## START

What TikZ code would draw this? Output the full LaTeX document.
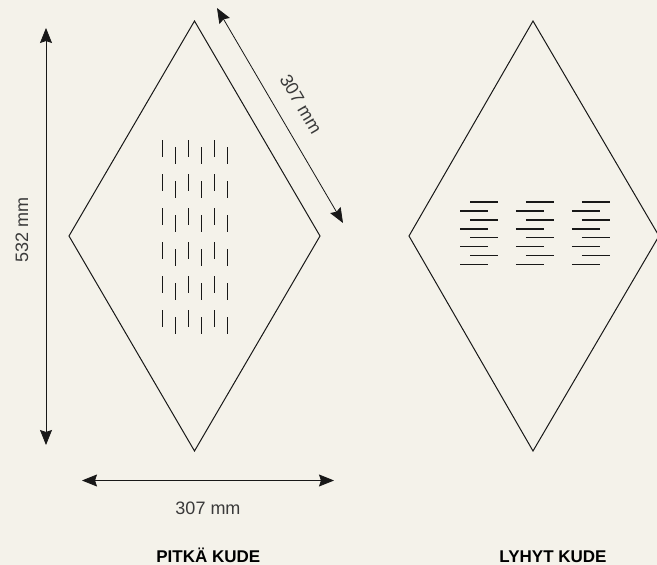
\documentclass[tikz,border=0pt]{standalone}
\usepackage{fontspec}
\setmainfont{Liberation Sans}
\usetikzlibrary{arrows.meta}
\definecolor{pohja}{RGB}{244,242,234}
\definecolor{teksti}{RGB}{58,58,58}
\definecolor{viiva}{RGB}{24,24,24}
\newcommand{\yksikko}{mm}
\newcommand{\mittaviiva}[2]{\draw[line width=0.8pt, viiva, {Stealth[length=15pt,width=12pt,inset=2pt]}-{Stealth[length=15pt,width=12pt,inset=2pt]}] (#1) -- (#2)}
\tikzset{
  mitta/.style={text=teksti, font=\fontsize{18}{20}\selectfont, inner sep=0pt},
  otsikko/.style={text=black, font=\fontsize{17}{20}\selectfont\bfseries, anchor=base, inner sep=0pt},
  ruutu/.style={draw=viiva, line width=1pt, line join=miter}
}

\begin{document}
\begin{tikzpicture}[x=1pt,y=-1pt]
  \fill[pohja] (0,0) rectangle (657,565);
  \useasboundingbox (0,0) rectangle (657,565);

  % pitka kude
  \coordinate (a1) at (194.5,21);
  \coordinate (a2) at (320,236);
  \coordinate (a3) at (194.5,451);
  \coordinate (a4) at (69,236);
  \draw[ruutu] (a1) -- (a2) -- (a3) -- (a4) -- cycle;

  \foreach \r in {0,...,5} {
    \foreach \k in {0,2,4}
      \draw[viiva, line width=1.4pt] ({162.7+12.9*\k},{140+34*\r}) -- ++(0,16.7);
    \foreach \k in {1,3,5}
      \draw[viiva, line width=1.4pt] ({162.7+12.9*\k},{147.3+34*\r}) -- ++(0,17);
  }

  % lyhyt kude
  \coordinate (b1) at (533,21);
  \coordinate (b2) at (659,236);
  \coordinate (b3) at (533,451);
  \coordinate (b4) at (409,236);
  \draw[ruutu] (b1) -- (b2) -- (b3) -- (b4) -- cycle;

  \foreach \g in {0,1,2} {
    \foreach \r in {0,...,3} {
      \draw[viiva, line width=1.3pt] ({470+55.9*\g},{202+17.9*\r}) -- ++(28.3,0);
      \draw[viiva, line width=1.3pt] ({460+55.9*\g},{211+17.9*\r}) -- ++(27.7,0);
    }
  }

  % mitat
  \coordinate (v1) at (46,28);
  \coordinate (v2) at (46,445);
  \coordinate (h1) at (82,480.5);
  \coordinate (h2) at (334,480.5);
  \coordinate (d1) at (217,8);
  \coordinate (d2) at (343,223);

  \mittaviiva{v1}{v2};
  \mittaviiva{h1}{h2};
  \mittaviiva{d1}{d2};

  \node[mitta, rotate=90] (korkeus) at (22,230) {532 \yksikko};
  \node[mitta] (leveys) at (208,508.5) {307 \yksikko};
  \node[mitta, rotate=-59.6] (sivu) at (301,104) {307 \yksikko};

  \node[otsikko] (pitka) at (208.3,562) {PITKÄ KUDE};
  \node[otsikko] (lyhyt) at (553,562) {LYHYT KUDE};
\end{tikzpicture}
\end{document}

## END

Pictures are excluded; copy all other data exactly as shown.

◆ OUTPUT FOR THIS EXERCISE ◆
What TikZ code would draw this? Output the full LaTeX document.
\documentclass[tikz,border=0pt]{standalone}
\usepackage{fontspec}
\setmainfont{Liberation Sans}
\usetikzlibrary{arrows.meta}
\definecolor{pohja}{RGB}{244,242,234}
\definecolor{teksti}{RGB}{58,58,58}
\definecolor{viiva}{RGB}{24,24,24}
\newcommand{\yksikko}{mm}
\newcommand{\mittaviiva}[2]{\draw[line width=0.8pt, viiva, {Stealth[length=15pt,width=12pt,inset=2pt]}-{Stealth[length=15pt,width=12pt,inset=2pt]}] (#1) -- (#2)}
\tikzset{
  mitta/.style={text=teksti, font=\fontsize{18}{20}\selectfont, inner sep=0pt},
  otsikko/.style={text=black, font=\fontsize{17}{20}\selectfont\bfseries, anchor=base, inner sep=0pt},
  ruutu/.style={draw=viiva, line width=1pt, line join=miter}
}

\begin{document}
\begin{tikzpicture}[x=1pt,y=-1pt]
  \fill[pohja] (0,0) rectangle (657,565);
  \useasboundingbox (0,0) rectangle (657,565);

  % pitka kude
  \coordinate (a1) at (194.5,21);
  \coordinate (a2) at (320,236);
  \coordinate (a3) at (194.5,451);
  \coordinate (a4) at (69,236);
  \draw[ruutu] (a1) -- (a2) -- (a3) -- (a4) -- cycle;

  \foreach \r in {0,...,5} {
    \foreach \k in {0,2,4}
      \draw[viiva, line width=1.4pt] ({162.7+12.9*\k},{140+34*\r}) -- ++(0,16.7);
    \foreach \k in {1,3,5}
      \draw[viiva, line width=1.4pt] ({162.7+12.9*\k},{147.3+34*\r}) -- ++(0,17);
  }

  % lyhyt kude
  \coordinate (b1) at (533,21);
  \coordinate (b2) at (659,236);
  \coordinate (b3) at (533,451);
  \coordinate (b4) at (409,236);
  \draw[ruutu] (b1) -- (b2) -- (b3) -- (b4) -- cycle;

  \foreach \g in {0,1,2} {
    \foreach \r in {0,...,3} {
      \draw[viiva, line width=1.3pt] ({470+55.9*\g},{202+17.9*\r}) -- ++(28.3,0);
      \draw[viiva, line width=1.3pt] ({460+55.9*\g},{211+17.9*\r}) -- ++(27.7,0);
    }
  }

  % mitat
  \coordinate (v1) at (46,28);
  \coordinate (v2) at (46,445);
  \coordinate (h1) at (82,480.5);
  \coordinate (h2) at (334,480.5);
  \coordinate (d1) at (217,8);
  \coordinate (d2) at (343,223);

  \mittaviiva{v1}{v2};
  \mittaviiva{h1}{h2};
  \mittaviiva{d1}{d2};

  \node[mitta, rotate=90] (korkeus) at (22,230) {532 \yksikko};
  \node[mitta] (leveys) at (208,508.5) {307 \yksikko};
  \node[mitta, rotate=-59.6] (sivu) at (301,104) {307 \yksikko};

  \node[otsikko] (pitka) at (208.3,562) {PITKÄ KUDE};
  \node[otsikko] (lyhyt) at (553,562) {LYHYT KUDE};
\end{tikzpicture}
\end{document}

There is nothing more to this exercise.